The artists who used to go by The Dixie Chicks announced a name change yesterday and released a new song. They are now “The Chicks”. The reason being that the word “dixie” is, like “antebellum”, associated with a time in the South when Black people were oppressed. It romanticises an era before abolition, when Black people were enslaved in America. After Lady Antebellum became Lady A a couple of weeks ago, Variety published a piece by Jeremy Helligar that asked whether or not it was time for The Dixie Chicks to do the same. Seems like they were listening.
Unlike Lady A though, who took their new name and ended up helping themselves to a Black woman’s artistic identity, the new Chicks checked with the existing Chicks before making the decision. The Chicks are a band from New Zealand. Suzanne Lynch and Judy Hindman, who are sisters, started their careers in the 60s. They tell the Herald that the Dixie Chicks reached out and asked for permission:
"With everything that's going on in the US at the moment, they wanted to change to The Chicks, and they were nice enough to get in touch," [Lynch] says.
However, despite being contacted from the band's lawyers and having "always" been a fan of The Dixie Chicks, Lynch admits it wasn't an easy decision.
"We considered it for a while to be honest because it was a strange request, but it was agreed to share the name of The Chicks with them."
She was a little taken aback by the request at first but eventually called it "an awesome, wonderful" decision.
Lynch was impressed with the band's lovely message, who thanked the band directly in their statement posted to social media.”
That statement read as follows:
“A sincere and heartfelt thank you goes out to “The Chicks” of NZ for their gracious gesture in allowing us to share their name. We are honored to co-exist together in the world with these exceptionally talented sisters.
On their updated The Chicks website, it now reads: WE WANT TO MEET THIS MOMENT.

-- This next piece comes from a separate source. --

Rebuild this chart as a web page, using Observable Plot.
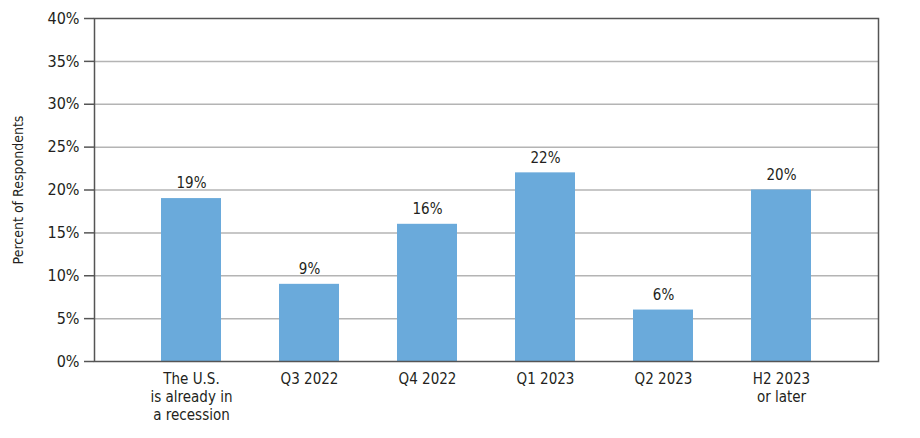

And they’re doing it through their music. “March March” is an unmistakable call to action. And the song isn’t subtle about which specific issues The Chicks are confronting: gun violence, abortion, climate change, anti-Black and Indigenous racism, and of course it criticises the Trump presidency and questions its legitimacy. The lyrics are accompanied by footage from protests, past and present, acknowledging the work of those on the frontlines, demanding to be seen, demanding justice, and also, at the same time, as you can see, many of the protestors, despite being so oppressed, there are also images of joy, of self-love, of resilience. The exuberance that’s being shown here, from those who have been stepped on and maligned, is a testament to the spirit of the fight. Joy is the ultimate manifestation of hope. Hope for each other and hope for ourselves. “March March” is an invitation to join in what’s right. It is a declaration by The Chicks that they are marching, that they have joined in what’s right. And they’ve shown us, a long, long time ago, that always been willing to stand up and march for what’s right.